To allow a young reader to know when they have made a mistake, their face needs should be encountered for is you want to make a positive difference. When George misses out to pluralise the concrete noun ‘house’, his Mother picks up on him miscuing the ending so goes with the strategy of spelling out the phonemes he missed as she found this technique worked previous.  She follows on from this with a bold on record utterance ‘watch the endings’. Although this can be seen as a harsher more forward way to correct an early reader, by helping George via breaking up the phonemes first, mitigates the utterance. His Mother follows on with allowing George know he made another mistake with ‘nooo’ . The over-expanded use of the grapheme ‘o’, mitigates this negative reinforcement as she is caring for Georges face needs by not wanting him to feel of a lower status. This supports Goodman’s ‘Top Down’ approach with the Mother not giving George the answer but instead, allows him to self-correct.

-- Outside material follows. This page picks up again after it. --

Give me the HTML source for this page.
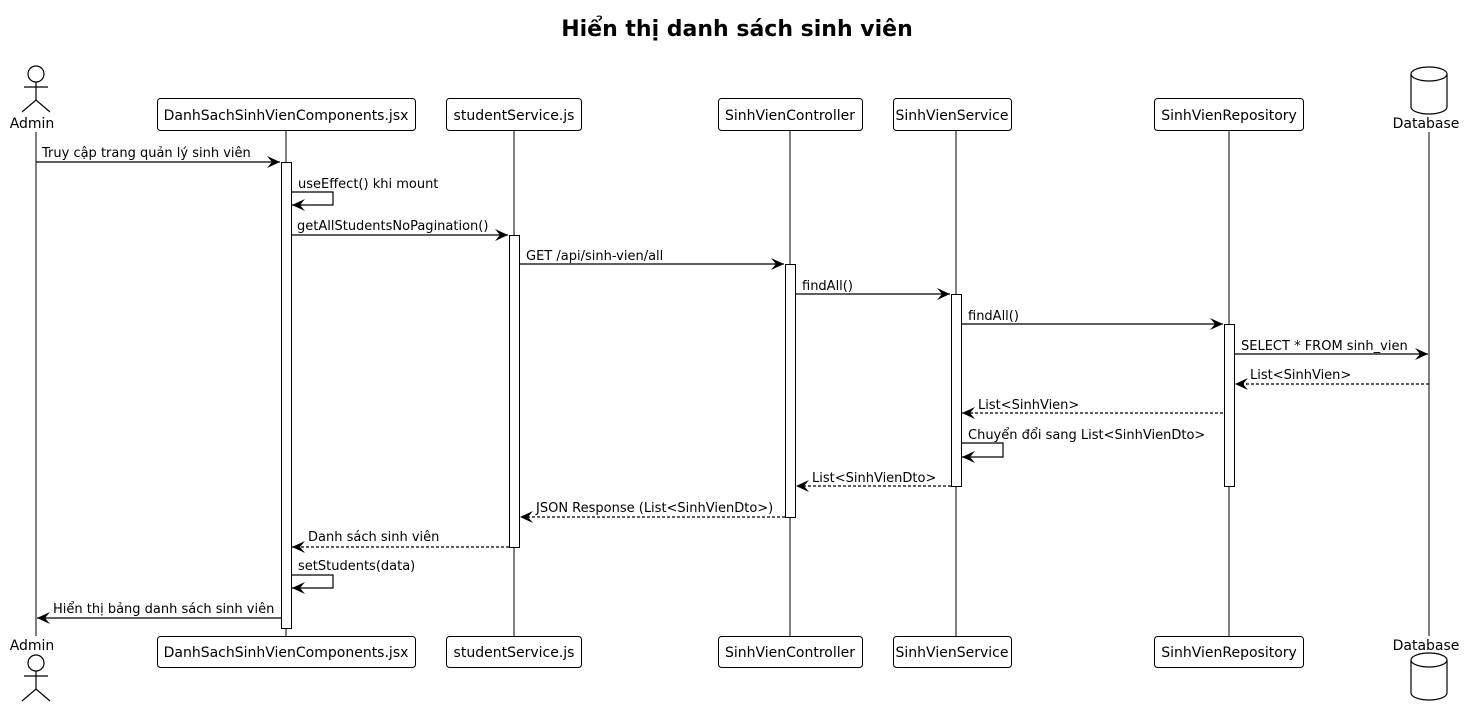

Vygotsky believes that the help of others via scaffolding will improve a child’s understanding of something they do not already know, but will, with the help of an adult. George’s Mother uses scaffolding when she breaks up the compound word ‘sandbags’ into the separate concrete nouns ‘sand’ and ‘bags’. By George copying his Mother without being asked to, implies he wants to learn how to annunciate it clearly, as well as his Mother wanting him to with her praising him after with positive reinforcement of ‘well done’ . However, at the end of the transcript, George’s Mother immediately corrects his word-guessing error of ‘made’ with the correct word ‘may’.  The reason behind this may to preserve the flow of the utterance with the sentence George reading out, being relatively long. It could also be to keep George’s attention as he has been given lots of new information throughout the transcript and so may not remember anymore.

All in all, I believe a young reader should be corrected when they have made a mistake. This is because it allows them to identify a mistake in the future and hopefully self-correct, and the use of praise via positive reinforcement is important to allow the child know when they have pronounced everything correctly.

1 comment:

  1. Well done to get to relevant theory right at the start. It would be good to define the terms at the start too and that might help you keep focussed on evaluating the theories and data that are relevant to the question.

    Good level of detail in the discussion of the text and some good use of terminology. Grammar and pronunciation are two different things though. Check 'enforces'.

    Proofread carefully: "their face needs should be encountered for is you want to make a positive difference" - did you mean 'accounted for'/taken into account? and is/if?

    'Bald, on-record' not bold and she is speaking, so she is not using the grapheme but the phoneme; enunciate not annunciate.

    Good link to 'top-down', showing an awareness of key ideas. Link them all more fully to an evaluation of the controversial statement in the title.

    Conclude with theories and/or relate to evidence from the data that you've already explored to support your views rather than your own opinion.